Should private life constitute a right to stay?
In a recent landmark case concerning immigration regulations, Mr. Munawar challenged the Home Office’s decision that denied him to remain in the UK. The tribunal found in favour of Mr Munawar and declared that the Home Office decision was incompatible with Article 8, which protects the right to privacy and family life, under the European Convention on Human Rights (ECHR).
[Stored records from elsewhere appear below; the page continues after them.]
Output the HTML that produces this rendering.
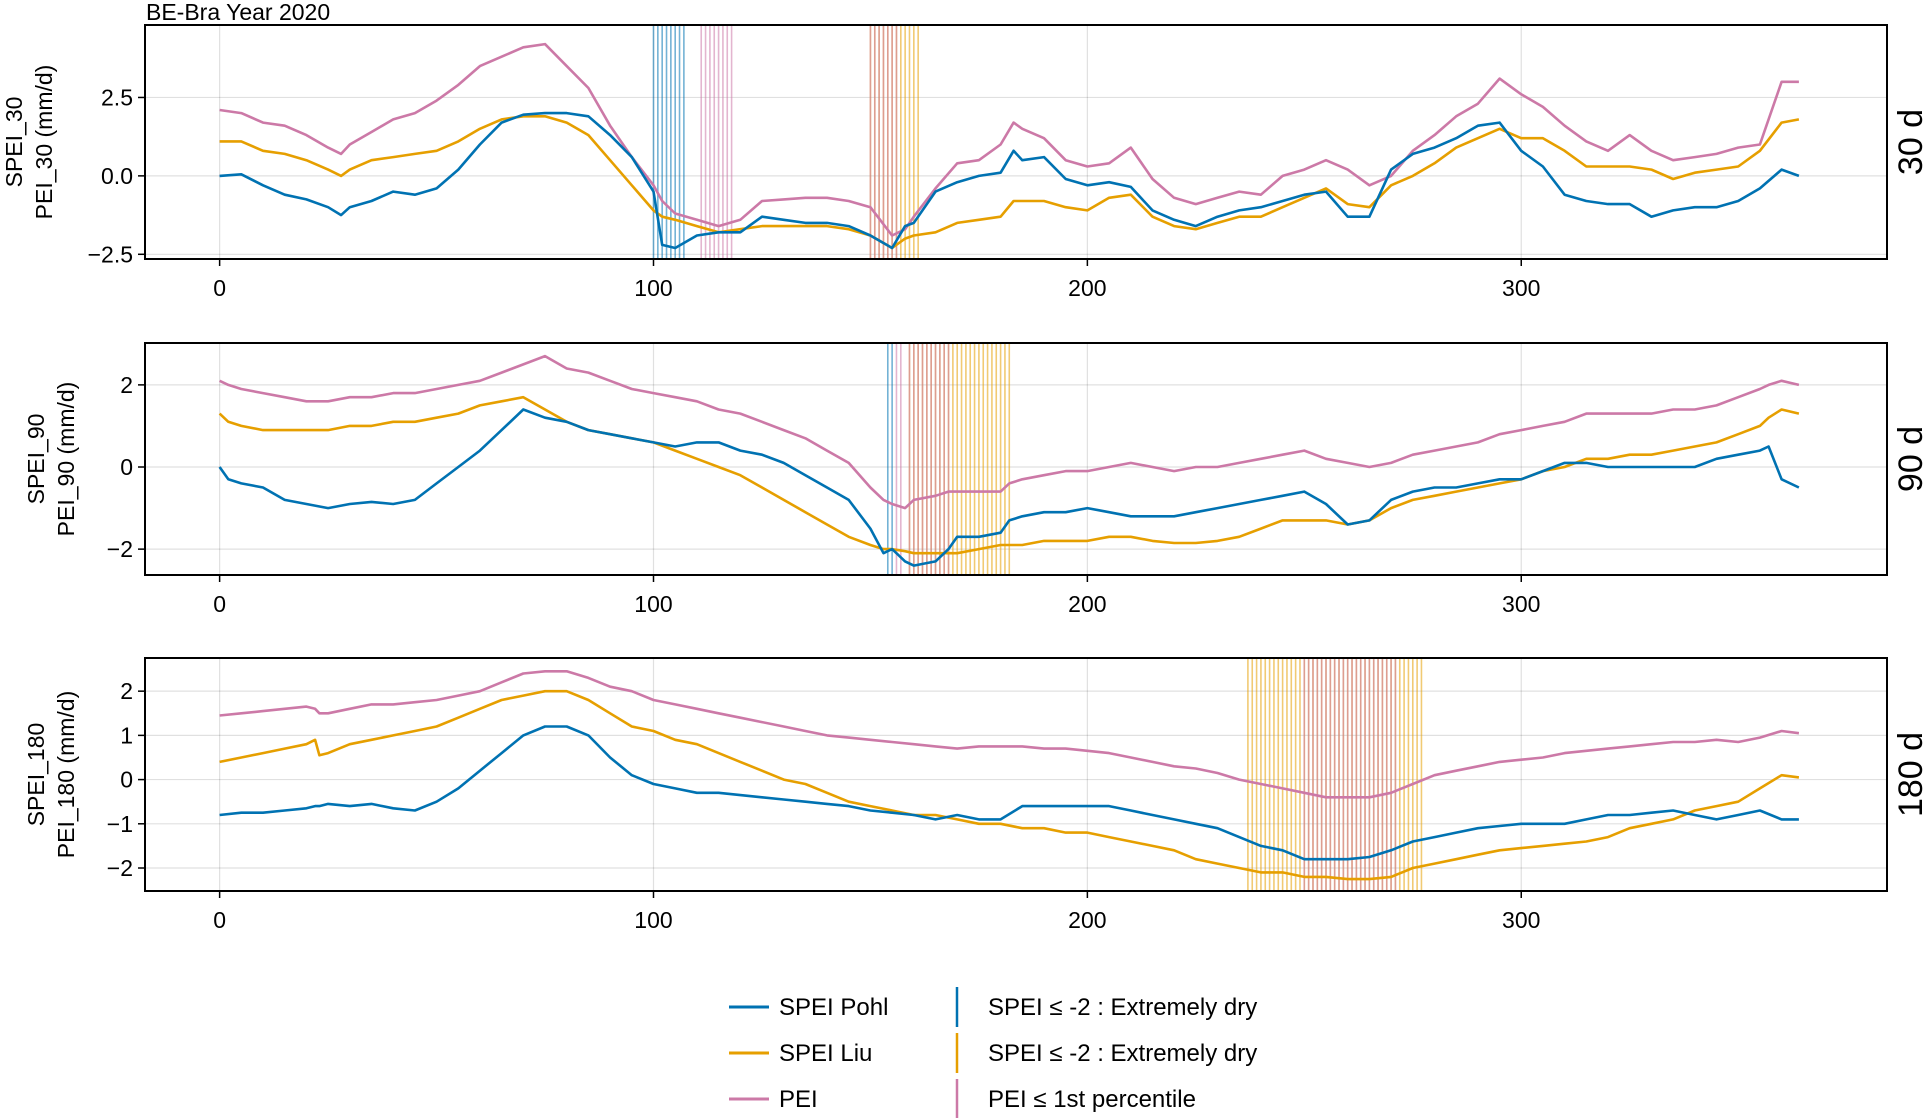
<!DOCTYPE html>
<html><head><meta charset="utf-8"><style>
html,body{margin:0;padding:0;background:#fff;}
svg{display:block;font-family:"Liberation Sans",sans-serif;}
</style></head><body>
<svg id="chart" width="1925" height="1118" viewBox="0 0 1925 1118" xmlns="http://www.w3.org/2000/svg">
<text x="146" y="20" font-size="23">BE-Bra Year 2020</text>
<g id="panels"></g>
<g>
 <line x1="729" x2="769" y1="1007" y2="1007" stroke="#0072b2" stroke-width="3"/>
 <text x="779" y="1015" font-size="24">SPEI Pohl</text>
 <line x1="729" x2="769" y1="1053" y2="1053" stroke="#e69f00" stroke-width="3"/>
 <text x="779" y="1061" font-size="24">SPEI Liu</text>
 <line x1="729" x2="769" y1="1099" y2="1099" stroke="#cc79a7" stroke-width="3"/>
 <text x="779" y="1107" font-size="24">PEI</text>
 <line x1="957" x2="957" y1="987" y2="1027" stroke="#0072b2" stroke-width="2.5"/>
 <text x="988" y="1015" font-size="24">SPEI ≤ -2 : Extremely dry</text>
 <line x1="957" x2="957" y1="1033" y2="1073" stroke="#e69f00" stroke-width="2.5"/>
 <text x="988" y="1061" font-size="24">SPEI ≤ -2 : Extremely dry</text>
 <line x1="957" x2="957" y1="1079" y2="1119" stroke="#cc79a7" stroke-width="2.5"/>
 <text x="988" y="1107" font-size="24">PEI ≤ 1st percentile</text>
</g>
</svg>
<script>
const days1=[0,5,10,15,20,25,28,30,35,40,45,50,55,60,65,70,75,80,85,90,95,100,102,105,110,115,120,125,130,135,140,145,150,155,158,160,165,170,175,180,183,185,190,195,200,205,210,215,220,225,230,235,240,245,250,255,260,265,270,275,280,285,290,295,300,305,310,315,320,325,330,335,340,345,350,355,360,364];
const pohl30=[0,0.05,-0.3,-0.6,-0.75,-1.0,-1.25,-1.0,-0.8,-0.5,-0.6,-0.4,0.2,1.0,1.7,1.95,2.0,2.0,1.9,1.3,0.6,-0.5,-2.2,-2.3,-1.9,-1.8,-1.8,-1.3,-1.4,-1.5,-1.5,-1.6,-1.9,-2.3,-1.6,-1.5,-0.5,-0.2,0,0.1,0.8,0.5,0.6,-0.1,-0.3,-0.2,-0.35,-1.1,-1.4,-1.6,-1.3,-1.1,-1.0,-0.8,-0.6,-0.5,-1.3,-1.3,0.2,0.7,0.9,1.2,1.6,1.7,0.8,0.3,-0.6,-0.8,-0.9,-0.9,-1.3,-1.1,-1.0,-1.0,-0.8,-0.4,0.2,0.0];
const liu30=[1.1,1.1,0.8,0.7,0.5,0.2,0.0,0.2,0.5,0.6,0.7,0.8,1.1,1.5,1.8,1.9,1.9,1.7,1.3,0.5,-0.3,-1.1,-1.3,-1.4,-1.6,-1.8,-1.7,-1.6,-1.6,-1.6,-1.6,-1.7,-1.9,-2.3,-2.0,-1.9,-1.8,-1.5,-1.4,-1.3,-0.8,-0.8,-0.8,-1.0,-1.1,-0.7,-0.6,-1.3,-1.6,-1.7,-1.5,-1.3,-1.3,-1.0,-0.7,-0.4,-0.9,-1.0,-0.3,0.0,0.4,0.9,1.2,1.5,1.2,1.2,0.8,0.3,0.3,0.3,0.2,-0.1,0.1,0.2,0.3,0.8,1.7,1.8];
const pei30=[2.1,2.0,1.7,1.6,1.3,0.9,0.7,1.0,1.4,1.8,2.0,2.4,2.9,3.5,3.8,4.1,4.2,3.5,2.8,1.6,0.6,-0.3,-0.8,-1.2,-1.4,-1.6,-1.4,-0.8,-0.75,-0.7,-0.7,-0.8,-1.0,-1.9,-1.7,-1.3,-0.4,0.4,0.5,1.0,1.7,1.5,1.2,0.5,0.3,0.4,0.9,-0.1,-0.7,-0.9,-0.7,-0.5,-0.6,0.0,0.2,0.5,0.2,-0.3,0.0,0.8,1.3,1.9,2.3,3.1,2.6,2.2,1.6,1.1,0.8,1.3,0.8,0.5,0.6,0.7,0.9,1.0,3.0,3.0];

const days2=[0,2,5,10,15,20,25,30,35,40,45,50,55,60,65,70,75,80,85,90,95,100,105,110,115,120,125,130,135,140,145,150,153,155,158,160,165,168,170,175,180,182,185,190,195,200,205,210,215,220,225,230,235,240,245,250,255,260,265,270,275,280,285,290,295,300,305,310,315,320,325,330,335,340,345,350,355,357,360,364];
const pohl90=[0,-0.3,-0.4,-0.5,-0.8,-0.9,-1.0,-0.9,-0.85,-0.9,-0.8,-0.4,0.0,0.4,0.9,1.4,1.2,1.1,0.9,0.8,0.7,0.6,0.5,0.6,0.6,0.4,0.3,0.1,-0.2,-0.5,-0.8,-1.5,-2.1,-2.0,-2.3,-2.4,-2.3,-2.0,-1.7,-1.7,-1.6,-1.3,-1.2,-1.1,-1.1,-1.0,-1.1,-1.2,-1.2,-1.2,-1.1,-1.0,-0.9,-0.8,-0.7,-0.6,-0.9,-1.4,-1.3,-0.8,-0.6,-0.5,-0.5,-0.4,-0.3,-0.3,-0.1,0.1,0.1,0.0,0.0,0.0,0.0,0.0,0.2,0.3,0.4,0.5,-0.3,-0.5];
const liu90=[1.3,1.1,1.0,0.9,0.9,0.9,0.9,1.0,1.0,1.1,1.1,1.2,1.3,1.5,1.6,1.7,1.4,1.1,0.9,0.8,0.7,0.6,0.4,0.2,0.0,-0.2,-0.5,-0.8,-1.1,-1.4,-1.7,-1.9,-2.0,-2.0,-2.05,-2.1,-2.1,-2.1,-2.1,-2.0,-1.9,-1.9,-1.9,-1.8,-1.8,-1.8,-1.7,-1.7,-1.8,-1.85,-1.85,-1.8,-1.7,-1.5,-1.3,-1.3,-1.3,-1.4,-1.3,-1.0,-0.8,-0.7,-0.6,-0.5,-0.4,-0.3,-0.1,0.0,0.2,0.2,0.3,0.3,0.4,0.5,0.6,0.8,1.0,1.2,1.4,1.3];
const pei90=[2.1,2.0,1.9,1.8,1.7,1.6,1.6,1.7,1.7,1.8,1.8,1.9,2.0,2.1,2.3,2.5,2.7,2.4,2.3,2.1,1.9,1.8,1.7,1.6,1.4,1.3,1.1,0.9,0.7,0.4,0.1,-0.5,-0.8,-0.9,-1.0,-0.8,-0.7,-0.6,-0.6,-0.6,-0.6,-0.4,-0.3,-0.2,-0.1,-0.1,0.0,0.1,0.0,-0.1,0.0,0.0,0.1,0.2,0.3,0.4,0.2,0.1,0.0,0.1,0.3,0.4,0.5,0.6,0.8,0.9,1.0,1.1,1.3,1.3,1.3,1.3,1.4,1.4,1.5,1.7,1.9,2.0,2.1,2.0];

const days3=[0,5,10,15,20,22,23,25,30,35,40,45,50,55,60,65,70,75,80,85,90,95,100,105,110,115,120,125,130,135,140,145,150,155,160,165,170,175,180,185,190,195,200,205,210,215,220,225,230,235,240,245,250,255,260,265,270,275,280,285,290,295,300,305,310,315,320,325,330,335,340,345,350,355,360,364];
const pohl180=[-0.8,-0.75,-0.75,-0.7,-0.65,-0.6,-0.6,-0.55,-0.6,-0.55,-0.65,-0.7,-0.5,-0.2,0.2,0.6,1.0,1.2,1.2,1.0,0.5,0.1,-0.1,-0.2,-0.3,-0.3,-0.35,-0.4,-0.45,-0.5,-0.55,-0.6,-0.7,-0.75,-0.8,-0.9,-0.8,-0.9,-0.9,-0.6,-0.6,-0.6,-0.6,-0.6,-0.7,-0.8,-0.9,-1.0,-1.1,-1.3,-1.5,-1.6,-1.8,-1.8,-1.8,-1.75,-1.6,-1.4,-1.3,-1.2,-1.1,-1.05,-1.0,-1.0,-1.0,-0.9,-0.8,-0.8,-0.75,-0.7,-0.8,-0.9,-0.8,-0.7,-0.9,-0.9];
const liu180=[0.4,0.5,0.6,0.7,0.8,0.9,0.55,0.6,0.8,0.9,1.0,1.1,1.2,1.4,1.6,1.8,1.9,2.0,2.0,1.8,1.5,1.2,1.1,0.9,0.8,0.6,0.4,0.2,0.0,-0.1,-0.3,-0.5,-0.6,-0.7,-0.8,-0.8,-0.9,-1.0,-1.0,-1.1,-1.1,-1.2,-1.2,-1.3,-1.4,-1.5,-1.6,-1.8,-1.9,-2.0,-2.1,-2.1,-2.2,-2.2,-2.25,-2.25,-2.2,-2.0,-1.9,-1.8,-1.7,-1.6,-1.55,-1.5,-1.45,-1.4,-1.3,-1.1,-1.0,-0.9,-0.7,-0.6,-0.5,-0.2,0.1,0.05];
const pei180=[1.45,1.5,1.55,1.6,1.65,1.6,1.5,1.5,1.6,1.7,1.7,1.75,1.8,1.9,2.0,2.2,2.4,2.45,2.45,2.3,2.1,2.0,1.8,1.7,1.6,1.5,1.4,1.3,1.2,1.1,1.0,0.95,0.9,0.85,0.8,0.75,0.7,0.75,0.75,0.75,0.7,0.7,0.65,0.6,0.5,0.4,0.3,0.25,0.15,0.0,-0.1,-0.2,-0.3,-0.4,-0.4,-0.4,-0.3,-0.1,0.1,0.2,0.3,0.4,0.45,0.5,0.6,0.65,0.7,0.75,0.8,0.85,0.85,0.9,0.85,0.95,1.1,1.05];

const pohlDry30=[100,101,102,103,104,105,106,107];
const liuDry30=[150,151,152,153,154,155,156,157,158,159,160,161];
const peiLow30=[111,112,113,114,115,116,117,118,150,151,152,153,154,155,156];
const pohlDry90=[154,155];
const liuDry90=[159,160,161,162,163,164,165,166,167,168,169,170,171,172,173,174,175,176,177,178,179,180,181,182];
const peiLow90=[156,157,159,160,161,162,163,164,165,166,167,168];
const pohlDry180=[];
const liuDry180=[237,238,239,240,241,242,243,244,245,246,247,248,249,250,251,252,253,254,255,256,257,258,259,260,261,262,263,264,265,266,267,268,269,270,271,272,273,274,275,276,277];
const peiLow180=[250,251,252,253,254,255,256,257,258,259,260,261,262,263,264,265,266,267,268,269,270,271];

const xTicks=[0,100,200,300];
const yTicks1=[-2.5,0,2.5], yLabels1=["−2.5","0.0","2.5"];
const yTicks2=[-2,0,2], yLabels2=["−2","0","2"];
const yTicks3=[-2,-1,0,1,2], yLabels3=["−2","−1","0","1","2"];

const NS="http://www.w3.org/2000/svg";
const root=document.getElementById('panels');
const L=145,R=1887,XMIN=-17.2,XMAX=384.3;
function xs(d){return L+(d-XMIN)/(XMAX-XMIN)*(R-L);}
function mk(tag,attrs,parent){const e=document.createElementNS(NS,tag);for(const k in attrs)e.setAttribute(k,attrs[k]);parent.appendChild(e);return e;}

const panels=[
 {id:'30',top:25,bot:259,vmin:-2.65,vmax:4.81,yt:yTicks1,yl:yLabels1,l1:'SPEI_30',l2:'PEI_30 (mm/d)',ax1:22,ax2:52,days:days1,p:pohl30,l:liu30,e:pei30,hp:pohlDry30,hl:liuDry30,he:peiLow30},
 {id:'90',top:343,bot:575,vmin:-2.63,vmax:3.02,yt:yTicks2,yl:yLabels2,l1:'SPEI_90',l2:'PEI_90 (mm/d)',ax1:44,ax2:74,days:days2,p:pohl90,l:liu90,e:pei90,hp:pohlDry90,hl:liuDry90,he:peiLow90},
 {id:'180',top:658,bot:891,vmin:-2.52,vmax:2.75,yt:yTicks3,yl:yLabels3,l1:'SPEI_180',l2:'PEI_180 (mm/d)',ax1:44,ax2:74,days:days3,p:pohl180,l:liu180,e:pei180,hp:pohlDry180,hl:liuDry180,he:peiLow180}
];
panels.forEach(P=>{
 const ys=v=>P.bot-(v-P.vmin)/(P.vmax-P.vmin)*(P.bot-P.top);
 const g=mk('g',{},root);
 
 
 xTicks.forEach(t=>{const ln=mk('line',{x1:xs(t),x2:xs(t),y1:P.top,y2:P.bot,stroke:'#000','stroke-opacity':0.12,'stroke-width':1.2},g);
  
  const tk=mk('line',{x1:xs(t),x2:xs(t),y1:P.bot,y2:P.bot+7,stroke:'#000','stroke-width':1.5},g);
  
  const tx=mk('text',{x:xs(t),y:P.bot+37,'font-size':23,'text-anchor':'middle'},g);tx.textContent=t;
  });
 P.yt.forEach((t,i)=>{const y=ys(t);
  const ln=mk('line',{x1:L,x2:R,y1:y,y2:y,stroke:'#000','stroke-opacity':0.12,'stroke-width':1.2},g);
  
  const tk=mk('line',{x1:L-7,x2:L,y1:y,y2:y,stroke:'#000','stroke-width':1.5},g);
  
  const tx=mk('text',{x:L-12,y:y+8,'font-size':23,'text-anchor':'end'},g);tx.textContent=P.yl[i];
  });
 [[P.hl,'#e69f00'],[P.he,'#cc79a7'],[P.hp,'#0072b2']].forEach(([arr,c])=>arr.forEach(d=>{
  const ln=mk('line',{x1:xs(d),x2:xs(d),y1:P.top,y2:P.bot,stroke:c,'stroke-opacity':0.55,'stroke-width':1.6},g);
  }));
 [[P.l,'#e69f00','liu'],[P.e,'#cc79a7','pei'],[P.p,'#0072b2','pohl']].forEach(([vals,c,n])=>{
  const pts=P.days.map((d,i)=>xs(d).toFixed(1)+','+ys(vals[i]).toFixed(1)).join(' ');
  const pl=mk('polyline',{points:pts,fill:'none',stroke:c,'stroke-width':2.6,'stroke-linejoin':'round'},g);
  });
 const fr=mk('rect',{x:L,y:P.top,width:R-L,height:P.bot-P.top,fill:'none',stroke:'#000','stroke-width':2},g);
 
 const cy=(P.top+P.bot)/2;
 const t1=mk('text',{transform:`translate(${P.ax1},${cy}) rotate(-90)`,'font-size':23,'text-anchor':'middle'},g);t1.textContent=P.l1;
 
 const t2=mk('text',{transform:`translate(${P.ax2},${cy}) rotate(-90)`,'font-size':23,'text-anchor':'middle'},g);t2.textContent=P.l2;
 
 const rl=mk('text',{transform:`translate(1922,${cy}) rotate(-90)`,'font-size':34,'text-anchor':'middle'},g);rl.textContent=P.id+' d';
 
});
</script>
</body></html>
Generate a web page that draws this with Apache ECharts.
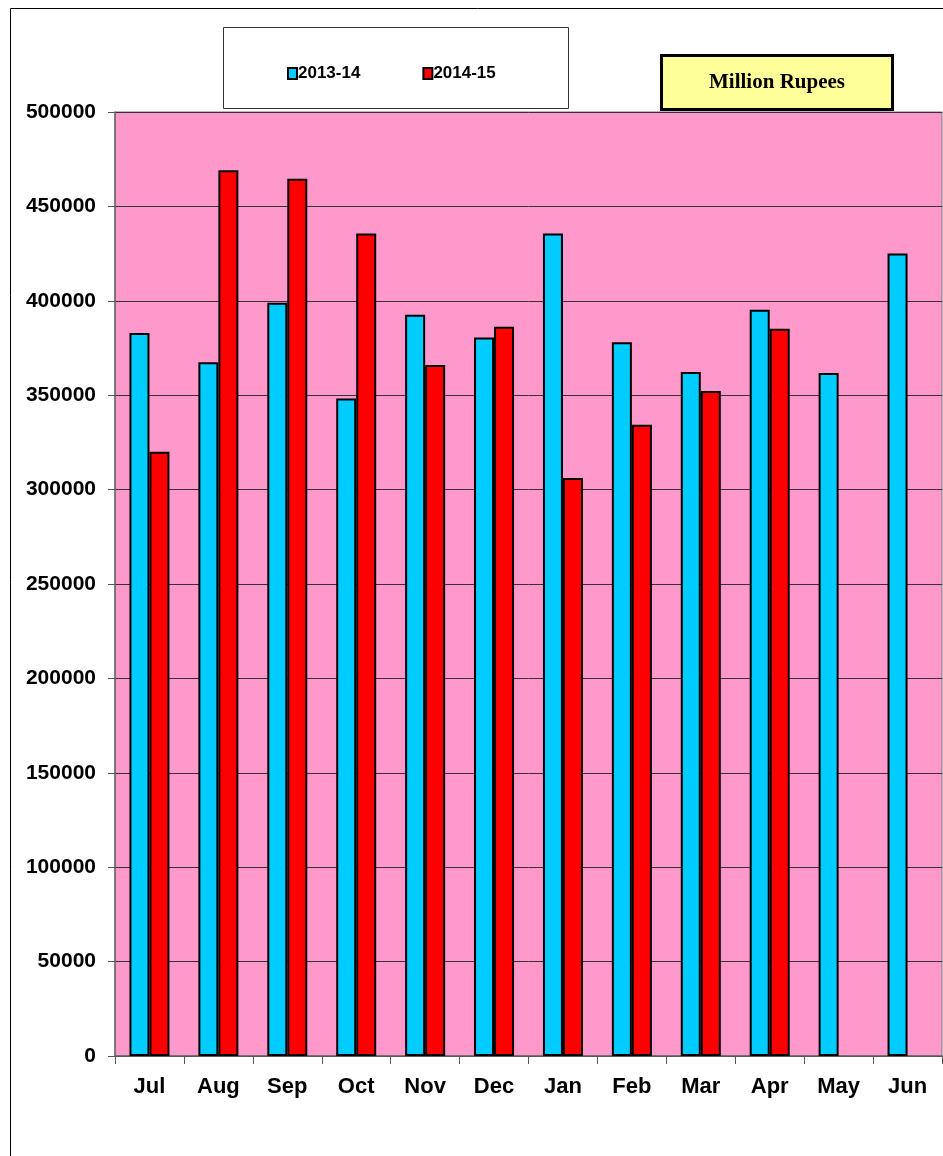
<!DOCTYPE html>
<html>
<head>
<meta charset="utf-8">
<script src="https://cdn.jsdelivr.net/npm/echarts@6/dist/echarts.min.js"></script>
<style>
  html, body { margin: 0; padding: 0; background: #fff; }
  #chart { width: 943px; height: 1156px; }
</style>
</head>
<body>
<div id="chart"></div>
<script>
// months of the fiscal year
let months = ['Jul', 'Aug', 'Sep', 'Oct', 'Nov', 'Dec', 'Jan', 'Feb', 'Mar', 'Apr', 'May', 'Jun'];
// million rupees
let fy1314 = [383000, 367500, 399000, 348300, 392600, 380500, 435700, 378000, 362300, 395300, 361800, 425100];
let fy1415 = [320000, 469100, 464700, 435700, 366000, 386300, 306100, 334400, 352200, 385200, null, null];
let seriesNames = ['2013-14', '2014-15'];
let unitText = 'Million Rupees';

let narrow = '"Liberation Sans Narrow", "Arial Narrow", "Liberation Sans", Arial, sans-serif';

let chart = echarts.init(document.getElementById('chart'));

let option = {
    animation: false,
    backgroundColor: '#fff',
    graphic: [
        // outer frame of the chart
        {
            type: 'rect',
            shape: { x: 10.5, y: 8.5, width: 960, height: 1200 },
            style: { fill: 'none', stroke: '#000', lineWidth: 1 },
            z: 0
        },
        // legend box
        {
            type: 'rect',
            shape: { x: 223.5, y: 27.5, width: 345, height: 81 },
            style: { fill: '#fff', stroke: '#333', lineWidth: 1 },
            z: 1
        },
        // unit label
        {
            type: 'group',
            left: 660,
            top: 54,
            z: 5,
            children: [
                {
                    type: 'rect',
                    shape: { x: 1.5, y: 1.5, width: 231, height: 54 },
                    style: { fill: '#FFFF99', stroke: '#000', lineWidth: 3 }
                },
                {
                    type: 'text',
                    x: 117,
                    y: 29,
                    style: {
                        text: unitText,
                        fill: '#000',
                        font: 'bold 21px "Liberation Serif", "Times New Roman", serif',
                        align: 'center',
                        verticalAlign: 'middle'
                    }
                }
            ]
        }
    ],
    legend: {
        data: seriesNames,
        left: 282,
        top: 60,
        itemWidth: 9,
        itemHeight: 11,
        itemGap: 62,
        icon: 'rect',
        z: 3,
        textStyle: {
            fontFamily: narrow,
            fontWeight: 'bold',
            fontSize: 17,
            color: '#000',
            padding: [0, 0, 0, -4]
        }
    },
    grid: {
        left: 115,
        right: 1,
        top: 112,
        bottom: 100,
        show: true,
        backgroundColor: '#FF99CC',
        borderColor: '#777',
        borderWidth: 1
    },
    xAxis: {
        type: 'category',
        data: months,
        axisLine: { lineStyle: { color: '#666', width: 1.5 } },
        axisTick: { show: true, alignWithLabel: false, length: 8, lineStyle: { color: '#555' } },
        axisLabel: {
            color: '#000',
            fontFamily: narrow,
            fontWeight: 'bold',
            fontSize: 22,
            margin: 20
        }
    },
    yAxis: {
        type: 'value',
        min: 0,
        max: 500000,
        interval: 50000,
        axisLine: { show: true, lineStyle: { color: '#666', width: 1.5 } },
        axisTick: { show: true, length: 7, lineStyle: { color: '#555' } },
        splitLine: { lineStyle: { color: '#333', width: 1 } },
        axisLabel: {
            color: '#000',
            fontFamily: narrow,
            fontWeight: 'bold',
            fontSize: 21,
            margin: 19,
            formatter: (v) => String(v)
        }
    },
    series: [
        {
            name: seriesNames[0],
            type: 'bar',
            data: fy1314,
            barWidth: 20,
            barGap: '0%',
            itemStyle: { color: '#00CCFF', borderColor: '#000', borderWidth: 2 }
        },
        {
            name: seriesNames[1],
            type: 'bar',
            data: fy1415,
            barWidth: 20,
            barGap: '0%',
            itemStyle: { color: '#FF0000', borderColor: '#000', borderWidth: 2 }
        }
    ]
};

chart.setOption(option);
</script>
</body>
</html>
Mr. Munawar’s application to remain was originally refused on the grounds that he did not have enough funds in his bank account to reach the requirements of the points-based system used to determine visa applications. At first instance, the case was rejected and went on appeal to the Upper Tier of the Immigration and Asylum Tribunal where, upon finding the Home Office decision unlawful, Judge Pitt stated:
“In addition to his studies, the appellant has formed friendships with fellow students and work colleagues. He has been living with student friends. He plays cricket at the weekends and trains in the week. He attends his mosque regularly and follows a personal development course there. His mother and siblings remain in Bangladesh and his father is working in Iraq. He has a paternal aunt and cousins in the UK. He sees them most weekends. His grandmother also lived in the UK but, sadly, she died last year”
Although this is an upper tribunal decision, which still could be overturned on subsequent appeal, concerns have been raised that this case could result in thousands of applications being lodged from other students who have made friends and settled in their community over the three years of their study. This decision is not binding on future cases but it is felt that this may be referred to in subsequent judgments concerning similar matters and that the principles found in this case will be applied.
This comes at a time where the Government has been scrutinised for failing to meet their pledge to reduce net immigration to tens of thousands per year. The Minister for immigration, Damien Green said that:
“We are disappointed with this ruling. It shows how Article 8 is being used to place the private life of those without a right to remain in the UK above the rights of the British public, who want to see our immigration rules enforced.”
The Human Rights Act 1998 gives further effect to the ECHR and enables domestic courts to grant a remedy for the breach of a convention right without the need for the applicant to be heard at the European Court of Human Rights in Strasbourg.